## Required work
Please output every line of the material as it stands, without the pictures.
— start of Supplied data —
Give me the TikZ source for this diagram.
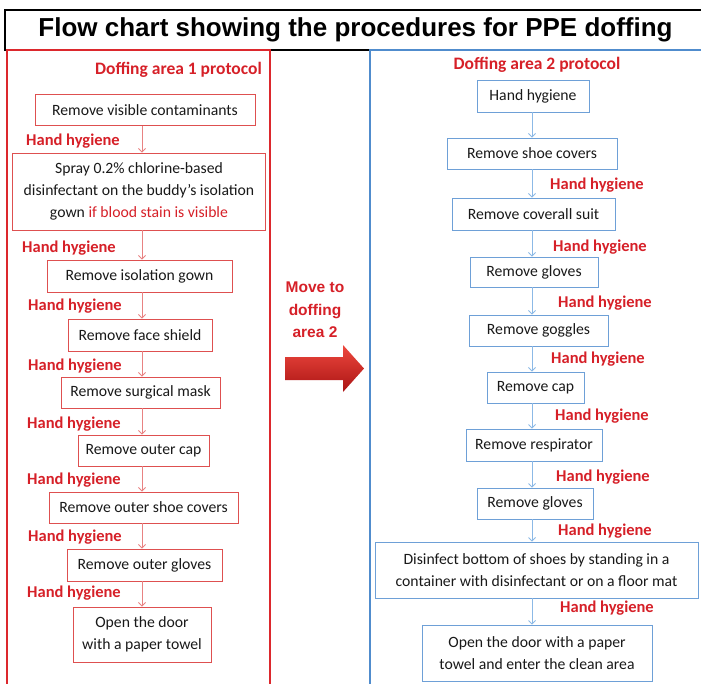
\documentclass[tikz,border=0pt]{standalone}
\usepackage{fontspec}
\setmainfont{Carlito}
\newfontfamily\arialfont{Liberation Sans}
\usetikzlibrary{arrows.meta}
\definecolor{hhred}{RGB}{214,32,40}
\definecolor{boxred}{RGB}{222,80,80}
\definecolor{panelred}{RGB}{220,40,45}
\definecolor{arrred}{RGB}{232,130,130}
\definecolor{boxblue}{RGB}{110,160,215}
\definecolor{panelblue}{RGB}{80,140,205}
\definecolor{arrblue}{RGB}{140,185,230}
\definecolor{bigtop}{RGB}{238,72,62}
\definecolor{bigbot}{RGB}{170,20,20}

\begin{document}
\begin{tikzpicture}[x=1pt, y=-1pt,
    lbox/.style={rectangle, draw=boxred, line width=0.9pt, fill=white, text=black!90, font=\fontsize{15.7}{22}\selectfont, align=center, inner sep=3},
    rbox/.style={lbox, draw=boxblue},
    hh/.style={text=hhred, font=\fontsize{16.5}{20}\selectfont\bfseries, anchor=west, inner sep=0},
    head/.style={text=hhred, font=\fontsize{17.5}{21}\selectfont\bfseries, inner sep=0},
    larr/.style={draw=arrred, line width=0.8pt, -{Straight Barb[length=3.5pt,width=7pt]}},
    rarr/.style={larr, draw=arrblue}]
        \useasboundingbox (0,0) rectangle (701,683);

        \node[draw, line width=2.2pt, minimum width=701, minimum height=40, inner sep=0, font=\arialfont\bfseries\fontsize{26}{30}\selectfont] (title) at (355.5,30) {Flow chart showing the procedures for PPE doffing};
        \draw[panelred, line width=1.6pt] (7,690) -- (7,50) -- (270,50) -- (270,690);
        \draw[panelblue, line width=1.6pt] (370,690) -- (370,50) -- (710,50);

        \node[head, anchor=east] (lhead) at (262,70) {Doffing area 1 protocol};
        \node[lbox, minimum width=220, minimum height=31] (L1) at (145,110) {Remove visible contaminants};
        \node[hh] (lh1) at (26,141) {Hand hygiene};
        \node[lbox, minimum width=253, minimum height=77] (L2) at (139,191.5) {Spray 0.2\% chlorine-based\\disinfectant on the buddy’s isolation\\gown {\color{hhred}if blood stain is visible}};
        \node[hh] (lh2) at (22,248) {Hand hygiene};
        \node[lbox, minimum width=185, minimum height=32] (L3) at (139.5,276) {Remove isolation gown};
        \node[hh] (lh3) at (28,306) {Hand hygiene};
        \node[lbox, minimum width=144, minimum height=32] (L4) at (140,335) {Remove face shield};
        \node[hh] (lh4) at (28,366) {Hand hygiene};
        \node[lbox, minimum width=159, minimum height=31] (L5) at (140.5,392.5) {Remove surgical mask};
        \node[hh] (lh5) at (27,424) {Hand hygiene};
        \node[lbox, minimum width=131, minimum height=31] (L6) at (143.5,450.5) {Remove outer cap};
        \node[hh] (lh6) at (27,480) {Hand hygiene};
        \node[lbox, minimum width=189, minimum height=31] (L7) at (143.5,507.5) {Remove outer shoe covers};
        \node[hh] (lh7) at (28,537) {Hand hygiene};
        \node[lbox, minimum width=155, minimum height=32] (L8) at (144.5,565) {Remove outer gloves};
        \node[hh] (lh8) at (27,593) {Hand hygiene};
        \node[lbox, minimum width=138, minimum height=55] (L9) at (142,634.5) {Open the door\\with a paper towel};

        \node[text=hhred, align=center, inner sep=0, font=\arialfont\bfseries\fontsize{15.5}{22.5}\selectfont] (move) at (315,310) {Move to\\doffing\\area 2};
        \shade[top color=bigtop, bottom color=bigbot] (285,357) -- (343,357) -- (343,345) -- (364,368.5) -- (343,392) -- (343,380) -- (285,380) -- cycle;

        \node[head] (rhead) at (537,65) {Doffing area 2 protocol};
        \node[rbox, minimum width=112, minimum height=32] (R1) at (533,96) {Hand hygiene};
        \node[rbox, minimum width=170, minimum height=31] (R2) at (532,153.5) {Remove shoe covers};
        \node[hh] (rh2) at (550,185) {Hand hygiene};
        \node[rbox, minimum width=163, minimum height=32] (R3) at (533.5,214) {Remove coverall suit};
        \node[hh] (rh3) at (553,247) {Hand hygiene};
        \node[rbox, minimum width=128, minimum height=30] (R4) at (534,272) {Remove gloves};
        \node[hh] (rh4) at (558,303) {Hand hygiene};
        \node[rbox, minimum width=139, minimum height=31] (R5) at (538.5,330.5) {Remove goggles};
        \node[hh] (rh5) at (551,359) {Hand hygiene};
        \node[rbox, minimum width=97, minimum height=31] (R6) at (535.5,387.5) {Remove cap};
        \node[hh] (rh6) at (555,416) {Hand hygiene};
        \node[rbox, minimum width=136, minimum height=32] (R7) at (534,445) {Remove respirator};
        \node[hh] (rh7) at (556,477) {Hand hygiene};
        \node[rbox, minimum width=116, minimum height=31] (R8) at (535,503.5) {Remove gloves};
        \node[hh] (rh8) at (558,531) {Hand hygiene};
        \node[rbox, minimum width=323, minimum height=56] (R9) at (536.5,570) {Disinfect bottom of shoes by standing in a\\container with disinfectant or on a floor mat};
        \node[hh] (rh9) at (560,608) {Hand hygiene};
        \node[rbox, minimum width=230, minimum height=56] (R10) at (537,653) {Open the door with a paper\\towel and enter the clean area};

        \coordinate (lax) at (142,0);
        \coordinate (rax) at (532,0);

        \draw[larr] (L1.south -| lax) -- (L2.north -| lax);
        \draw[larr] (L2.south -| lax) -- (L3.north -| lax);
        \draw[larr] (L3.south -| lax) -- (L4.north -| lax);
        \draw[larr] (L4.south -| lax) -- (L5.north -| lax);
        \draw[larr] (L5.south -| lax) -- (L6.north -| lax);
        \draw[larr] (L6.south -| lax) -- (L7.north -| lax);
        \draw[larr] (L7.south -| lax) -- (L8.north -| lax);
        \draw[larr] (L8.south -| lax) -- (L9.north -| lax);

        \draw[rarr] (R1.south -| rax) -- (R2.north -| rax);
        \draw[rarr] (R2.south -| rax) -- (R3.north -| rax);
        \draw[rarr] (R3.south -| rax) -- (R4.north -| rax);
        \draw[rarr] (R4.south -| rax) -- (R5.north -| rax);
        \draw[rarr] (R5.south -| rax) -- (R6.north -| rax);
        \draw[rarr] (R6.south -| rax) -- (R7.north -| rax);
        \draw[rarr] (R7.south -| rax) -- (R8.north -| rax);
        \draw[rarr] (R8.south -| rax) -- (R9.north -| rax);
        \draw[rarr] (R9.south -| rax) -- (R10.north -| rax);
    \end{tikzpicture}
\end{document}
— end of Supplied data —
## Answer to the task
Give me the TikZ source for this diagram.
\documentclass[tikz,border=0pt]{standalone}
\usepackage{fontspec}
\setmainfont{Carlito}
\newfontfamily\arialfont{Liberation Sans}
\usetikzlibrary{arrows.meta}
\definecolor{hhred}{RGB}{214,32,40}
\definecolor{boxred}{RGB}{222,80,80}
\definecolor{panelred}{RGB}{220,40,45}
\definecolor{arrred}{RGB}{232,130,130}
\definecolor{boxblue}{RGB}{110,160,215}
\definecolor{panelblue}{RGB}{80,140,205}
\definecolor{arrblue}{RGB}{140,185,230}
\definecolor{bigtop}{RGB}{238,72,62}
\definecolor{bigbot}{RGB}{170,20,20}

\begin{document}
\begin{tikzpicture}[x=1pt, y=-1pt,
    lbox/.style={rectangle, draw=boxred, line width=0.9pt, fill=white, text=black!90, font=\fontsize{15.7}{22}\selectfont, align=center, inner sep=3},
    rbox/.style={lbox, draw=boxblue},
    hh/.style={text=hhred, font=\fontsize{16.5}{20}\selectfont\bfseries, anchor=west, inner sep=0},
    head/.style={text=hhred, font=\fontsize{17.5}{21}\selectfont\bfseries, inner sep=0},
    larr/.style={draw=arrred, line width=0.8pt, -{Straight Barb[length=3.5pt,width=7pt]}},
    rarr/.style={larr, draw=arrblue}]
        \useasboundingbox (0,0) rectangle (701,683);

        \node[draw, line width=2.2pt, minimum width=701, minimum height=40, inner sep=0, font=\arialfont\bfseries\fontsize{26}{30}\selectfont] (title) at (355.5,30) {Flow chart showing the procedures for PPE doffing};
        \draw[panelred, line width=1.6pt] (7,690) -- (7,50) -- (270,50) -- (270,690);
        \draw[panelblue, line width=1.6pt] (370,690) -- (370,50) -- (710,50);

        \node[head, anchor=east] (lhead) at (262,70) {Doffing area 1 protocol};
        \node[lbox, minimum width=220, minimum height=31] (L1) at (145,110) {Remove visible contaminants};
        \node[hh] (lh1) at (26,141) {Hand hygiene};
        \node[lbox, minimum width=253, minimum height=77] (L2) at (139,191.5) {Spray 0.2\% chlorine-based\\disinfectant on the buddy’s isolation\\gown {\color{hhred}if blood stain is visible}};
        \node[hh] (lh2) at (22,248) {Hand hygiene};
        \node[lbox, minimum width=185, minimum height=32] (L3) at (139.5,276) {Remove isolation gown};
        \node[hh] (lh3) at (28,306) {Hand hygiene};
        \node[lbox, minimum width=144, minimum height=32] (L4) at (140,335) {Remove face shield};
        \node[hh] (lh4) at (28,366) {Hand hygiene};
        \node[lbox, minimum width=159, minimum height=31] (L5) at (140.5,392.5) {Remove surgical mask};
        \node[hh] (lh5) at (27,424) {Hand hygiene};
        \node[lbox, minimum width=131, minimum height=31] (L6) at (143.5,450.5) {Remove outer cap};
        \node[hh] (lh6) at (27,480) {Hand hygiene};
        \node[lbox, minimum width=189, minimum height=31] (L7) at (143.5,507.5) {Remove outer shoe covers};
        \node[hh] (lh7) at (28,537) {Hand hygiene};
        \node[lbox, minimum width=155, minimum height=32] (L8) at (144.5,565) {Remove outer gloves};
        \node[hh] (lh8) at (27,593) {Hand hygiene};
        \node[lbox, minimum width=138, minimum height=55] (L9) at (142,634.5) {Open the door\\with a paper towel};

        \node[text=hhred, align=center, inner sep=0, font=\arialfont\bfseries\fontsize{15.5}{22.5}\selectfont] (move) at (315,310) {Move to\\doffing\\area 2};
        \shade[top color=bigtop, bottom color=bigbot] (285,357) -- (343,357) -- (343,345) -- (364,368.5) -- (343,392) -- (343,380) -- (285,380) -- cycle;

        \node[head] (rhead) at (537,65) {Doffing area 2 protocol};
        \node[rbox, minimum width=112, minimum height=32] (R1) at (533,96) {Hand hygiene};
        \node[rbox, minimum width=170, minimum height=31] (R2) at (532,153.5) {Remove shoe covers};
        \node[hh] (rh2) at (550,185) {Hand hygiene};
        \node[rbox, minimum width=163, minimum height=32] (R3) at (533.5,214) {Remove coverall suit};
        \node[hh] (rh3) at (553,247) {Hand hygiene};
        \node[rbox, minimum width=128, minimum height=30] (R4) at (534,272) {Remove gloves};
        \node[hh] (rh4) at (558,303) {Hand hygiene};
        \node[rbox, minimum width=139, minimum height=31] (R5) at (538.5,330.5) {Remove goggles};
        \node[hh] (rh5) at (551,359) {Hand hygiene};
        \node[rbox, minimum width=97, minimum height=31] (R6) at (535.5,387.5) {Remove cap};
        \node[hh] (rh6) at (555,416) {Hand hygiene};
        \node[rbox, minimum width=136, minimum height=32] (R7) at (534,445) {Remove respirator};
        \node[hh] (rh7) at (556,477) {Hand hygiene};
        \node[rbox, minimum width=116, minimum height=31] (R8) at (535,503.5) {Remove gloves};
        \node[hh] (rh8) at (558,531) {Hand hygiene};
        \node[rbox, minimum width=323, minimum height=56] (R9) at (536.5,570) {Disinfect bottom of shoes by standing in a\\container with disinfectant or on a floor mat};
        \node[hh] (rh9) at (560,608) {Hand hygiene};
        \node[rbox, minimum width=230, minimum height=56] (R10) at (537,653) {Open the door with a paper\\towel and enter the clean area};

        \coordinate (lax) at (142,0);
        \coordinate (rax) at (532,0);

        \draw[larr] (L1.south -| lax) -- (L2.north -| lax);
        \draw[larr] (L2.south -| lax) -- (L3.north -| lax);
        \draw[larr] (L3.south -| lax) -- (L4.north -| lax);
        \draw[larr] (L4.south -| lax) -- (L5.north -| lax);
        \draw[larr] (L5.south -| lax) -- (L6.north -| lax);
        \draw[larr] (L6.south -| lax) -- (L7.north -| lax);
        \draw[larr] (L7.south -| lax) -- (L8.north -| lax);
        \draw[larr] (L8.south -| lax) -- (L9.north -| lax);

        \draw[rarr] (R1.south -| rax) -- (R2.north -| rax);
        \draw[rarr] (R2.south -| rax) -- (R3.north -| rax);
        \draw[rarr] (R3.south -| rax) -- (R4.north -| rax);
        \draw[rarr] (R4.south -| rax) -- (R5.north -| rax);
        \draw[rarr] (R5.south -| rax) -- (R6.north -| rax);
        \draw[rarr] (R6.south -| rax) -- (R7.north -| rax);
        \draw[rarr] (R7.south -| rax) -- (R8.north -| rax);
        \draw[rarr] (R8.south -| rax) -- (R9.north -| rax);
        \draw[rarr] (R9.south -| rax) -- (R10.north -| rax);
    \end{tikzpicture}
\end{document}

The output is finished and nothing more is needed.